= Joseph Nirschl =

German Catholic theologian and writer

Joseph Nirschl (b. at Durchfurth, Lower Bavaria, 24 February 1823; d. at Würzburg, 17 January 1904) was a German Catholic theologian and writer.

==Life==

He was ordained in 1851 and graduated as doctor of theology in 1854 at Munich. He was appointed a teacher of Christian doctrine at Passau in 1855 and, in 1862, professor of church history and patrology. In 1879, he became professor of church history at the University of Würzburg, and was appointed dean of the cathedral in 1892.

==Works==

Of his numerous works, mostly on patristics, the most important are:

- Lehrbuch der Patrologie und Patristik (3 vols., Mainz, 1881-5);
- Ursprung und Wesen des Bosen nach der Lehre des hl. Augustinus (Ratisbon, 1854);
- Das Dogma der unbefleckten Empfangnis Maria (Ratisbon, 1855);
- Todesjahr des hl. Ignatius von Antiochien (Passau, 1869);
- Die Theologie des hl.

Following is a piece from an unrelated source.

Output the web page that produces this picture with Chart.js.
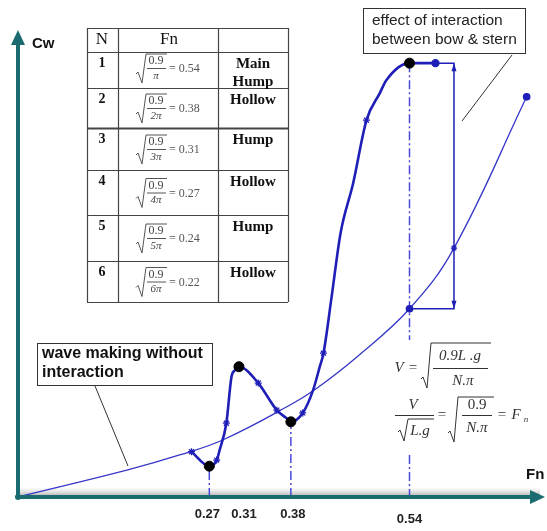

Ignatius von Antiochien (Passau, 1869, and Mainz, 1880);
- Das Haus und Grab der hl. Jungfrau Maria (Mainz, 1900).

He translated into German the Epistles of Ignatius of Antioch (Kempten, 1870) and the Catecheses of Cyril of Jerusalem (Kempten, 1871). He defended the genuineness of pseudo-Dionysius and of the apocryphal letter of King Abgar of Edessa to Jesus.